Poignantly, the Eloesser papers also contain a short diagnosis, in Eloesser’s small handwriting, of Kahlo’s dire medical condition in 1950, when she had only a few years yet to live (she died in 1954 at the age of forty-seven). Among the photographs are numerous depictions of Diego Rivera’s murals, some taken by the noted woman photographer, Communist, and friend of the Riveras, Tina Modotti.

Diego Rivera and Frida Kahlo were very public about their leftwing politics, both participating at various times in the activities of the Mexican Communist Party. During a period in which he was disillusioned with Stalinism, Rivera played host to the exiled Russian revolutionary leader Leon Trotsky, who had been granted asylum in Mexico. Trotsky subsequently had a brief romantic liaison with Frida Kahlo that did not come to light until much later. The archives has no materials relating to that affair, but the archives’ Trotsky papers do contain a copy of a 1939 letter to Kahlo in which Trotsky goes into detail about what he saw as the erratic political conduct of Diego Rivera, who had just resigned from the Trotskyist Fourth International.

The political and artistic activities of Rivera, including the controversies that ensued over the murals he painted in the United States, are also documented in the Joseph Freeman papers in the archives. A number of Freeman’s letters to Bertram Wolfe, written at wide intervals during which both Freeman’s and Wolfe’s politics changed considerably, deal with Diego Rivera.

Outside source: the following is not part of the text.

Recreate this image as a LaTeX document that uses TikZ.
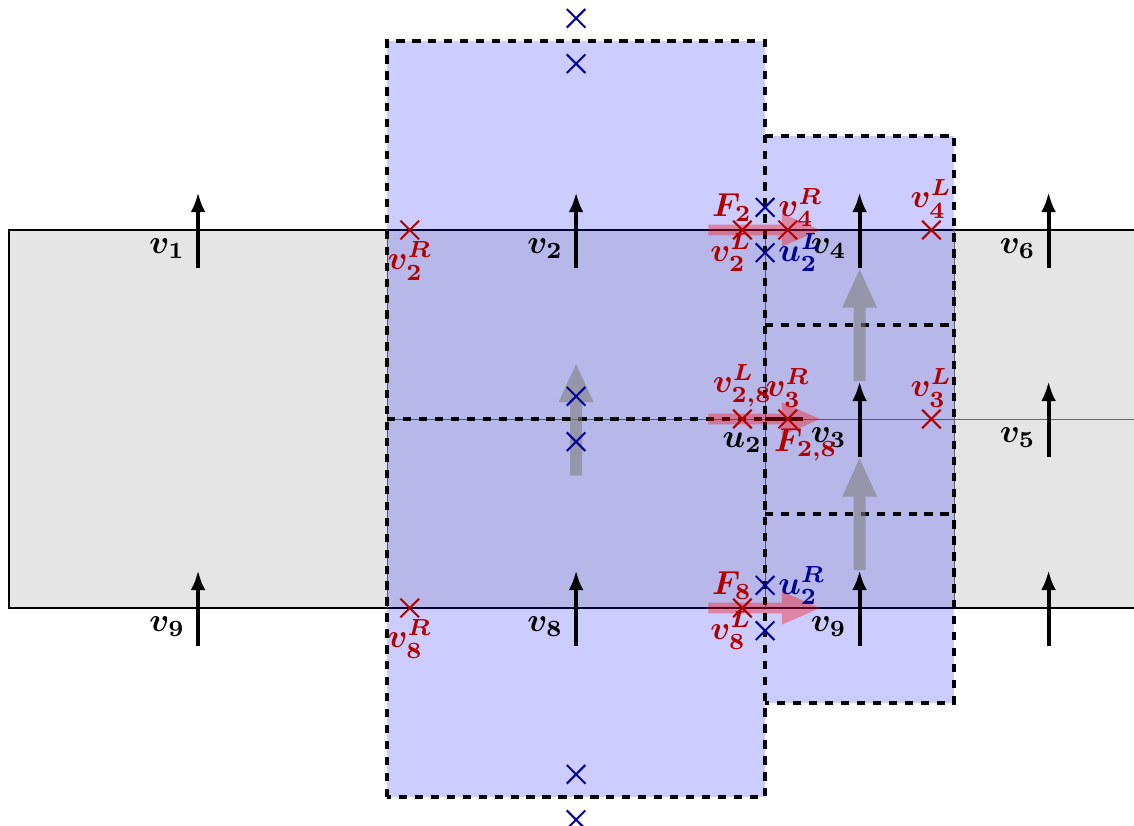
\documentclass[tikz,border=0pt]{standalone}
\usepackage{amsmath,amssymb}
\usetikzlibrary{arrows.meta,shapes.misc}
\colorlet{lred}{red!70!black}
\colorlet{lblue}{blue!60!black}
\newcommand{\bv}[1]{\boldsymbol{#1}}

\begin{document}
\begin{tikzpicture}[x=2cm,y=2cm,>={Latex[length=6pt,width=4.5pt]},
  gridline/.style={draw=black!60,line width=0.3pt},
  cellfill/.style={fill=blue,fill opacity=0.2},
  cellborder/.style={draw=black,very thick,dash pattern=on 2.5pt off 2.3pt},
  vel/.style={->,line width=1.2pt},
  flux/.style={-{Triangle[length=12pt,width=9pt]},line width=3.3pt,red},
  transfer/.style={-{Triangle[length=12pt,width=9.5pt]},line width=3.6pt,gray},
  rx/.style={cross out,draw=lred,line width=0.6pt,minimum size=5pt,inner sep=0pt},
  bx/.style={cross out,draw=lblue,line width=0.6pt,minimum size=5pt,inner sep=0pt},
  every label/.style={inner sep=0.6pt}]
  \useasboundingbox (-2.048,-1.153) rectangle (3.952,3.217);
  \clip (-2.048,-1.153) rectangle (3.952,3.217);
  % background strip
  \draw[fill=gray!20,line width=0.4pt] (-2,0) rectangle (4.5,2);
  \draw[gridline] (0,0) -- (0,2) (2,0) -- (2,2) (3,0) -- (3,2);
  \draw[gridline] (0,1) -- (4.5,1);
  % patches
  \fill[cellfill] (0,1) rectangle (2,3);
  \fill[cellfill] (0,-1) rectangle (2,1);
  \foreach \y in {1.5,0.5,-0.5}
    \fill[cellfill] (2,\y) rectangle (3,\y+1);
  \draw[cellborder] (0,-1) rectangle (2,3) (0,1) -- (2,1);
  \draw[cellborder] (2,2.5) -- (3,2.5) -- (3,-0.5) -- (2,-0.5)
    (2,1.5) -- (3,1.5) (2,0.5) -- (3,0.5);
  % velocities
  \foreach \x/\y/\n in {-1/2/1, 1/2/2, 2.5/2/4, 3.5/2/6, 2.5/1/3, 3.5/1/5, -1/0/9, 1/0/8, 2.5/0/9}
    \draw[vel] (\x,\y-0.2) -- (\x,\y+0.2) node[pos=0.25,left] {$\bv{v_{\n}}$};
  \draw[vel] (3.5,-0.2) -- (3.5,0.2);
  % fluxes
  \draw[line width=1.2pt] (2,1) -- (2.2,1);
  \begin{scope}[transparency group,opacity=0.35]
    \foreach \y in {0,1,2}
      \draw[flux] (1.7,\y) -- (2.3,\y);
  \end{scope}
  \begin{scope}[transparency group,opacity=0.6]
    \draw[transfer] (1,0.7) -- (1,1.3);
    \draw[transfer] (2.5,1.2) -- (2.5,1.8);
    \draw[transfer] (2.5,0.2) -- (2.5,0.8);
  \end{scope}
  % red states
  \node[rx,label={[lred]below:$\bv{v_2^R}$}] (v2R) at (0.12,2) {};
  \node[rx] (v2L) at (1.88,2) {};
  \node[rx] (v4R) at (2.12,2) {};
  \node[rx,label={[lred]above:$\bv{v_4^L}$}] (v4L) at (2.88,2) {};
  \node[rx,label={[lred]above:$\bv{v_{2,8}^L}$},label={[inner sep=1pt]below:$\bv{u_2}$}] (v28L) at (1.88,1) {};
  \node[rx,label={[lred]above:$\bv{v_3^R}$},label={[lred,anchor=north west,inner sep=0pt,xshift=-1.5pt]south west:$\bv{F_{2,8}}$}] (v3R) at (2.12,1) {};
  \node[rx,label={[lred]above:$\bv{v_3^L}$}] (v3L) at (2.88,1) {};
  \node[rx,label={[lred]below:$\bv{v_8^R}$}] (v8R) at (0.12,0) {};
  \node[rx] (v8L) at (1.88,0) {};
  % blue states
  \node[bx,label={[lred,inner sep=1pt]left:$\bv{F_2}$},label={[lred,inner sep=1pt]right:$\bv{v_4^R}$}] (u2a) at (2,2.12) {};
  \node[bx,label={[lred,inner sep=1pt]left:$\bv{v_2^L}$},label={[lblue,inner sep=1pt]right:$\bv{u_2^L}$}] (u2L) at (2,1.88) {};
  \node[bx,label={[lred,inner sep=1pt]left:$\bv{F_8}$},label={[lblue,inner sep=1pt]right:$\bv{u_2^R}$}] (u2R) at (2,0.12) {};
  \node[bx,label={[lred,inner sep=1pt]left:$\bv{v_8^L}$}] (u2b) at (2,-0.12) {};
  \node[bx] (w1) at (1,3.12) {};
  \node[bx] (w2) at (1,2.88) {};
  \node[bx] (w3) at (1,1.12) {};
  \node[bx] (w4) at (1,0.88) {};
  \node[bx] (w5) at (1,-0.88) {};
  \node[bx] (w6) at (1,-1.12) {};
\end{tikzpicture}
\end{document}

Oddly, Kahlo, who had been linked amorously to Trotsky, professed to be an orthodox Stalinist in the years before her death. In one diary entry, she painted a watercolor of a hammer and sickle surrounded by the names Engels, Marx, Lenin, Stalin, and Mao, with Stalin’s name appearing larger than all the others. However, it has not been Kahlo’s political beliefs but her depictions in art of her psychological and physical distress, as well as her specifically Mexican themes, that have drawn so many to her work.